Social sector housing costs rise as rent eats up a quarter of income
Social rented households in Scotland spent one quarter (24 per cent) of their net income on housing costs and have seen their rent go up, new data has revealed.
The proportion of income spent on housing between 2013-14 and 2015-16 was above the 9 per cent paid for households owning their own property with a mortgage.
The average weekly rent for a social sector property in Scotland in 2016-17 was £74.44, an increase of 2.1 per cent on the previous year.
Housing association rents averaged £80.28 per week, 16 per cent higher than local authority rents of £69.20. More than two thirds (68 per cent) of social rented households in 2016 had a net income of £20,000 or less.
That compares with with 45 per cent of private rented households, 45 per cent of households owned outright and 16 per cent of households buying with a mortgage
Scotland has a higher proportion of social rented houses than England and Wales, providing homes for around 1.17 million people.
Figures released by the Scottish Government’s chief statistician showed that, in 2016, 23 per cent of Scottish houses were classified as social rented, compared with 17 per cent in England and 16 per cent in Wales.
The data was contained in the Social Tenants in Scotland 2016 publication, which also found that average social rents in Scotland were 18 per cent lower for housing association homes and 21 per cent lower for local authority homes when compared with south of the Border.
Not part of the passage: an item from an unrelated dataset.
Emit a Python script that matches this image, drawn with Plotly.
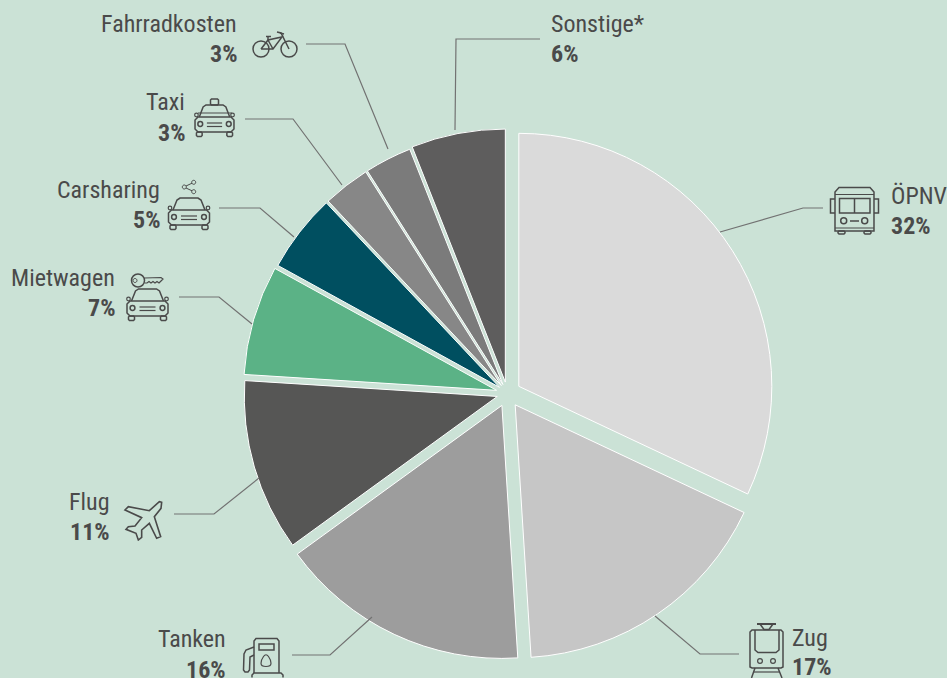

When compared to households buying with a mortgage, social rented households were more likely to have: a female highest income householder; an adult whose economic status was permanently sick or disabled or an adult with a long-term physical or mental health condition.
Scotland saw an increase in the number of individuals living in social rented housing, with the figure rising from 1.14 million in 2015 to 1.17 million in 2016.
Housing minister Kevin Stewart said: “Social housing in Scotland continues to be more affordable than England or Wales, which is vital at a time when UK government welfare cuts are having a devastating impact on people across the country. We are increasing funding for discretionary housing payments – which significantly benefit those living in the social housing sector – by 5 per cent, to over £60 million in 2018-19. That will enable us to continue mitigating the bedroom tax.”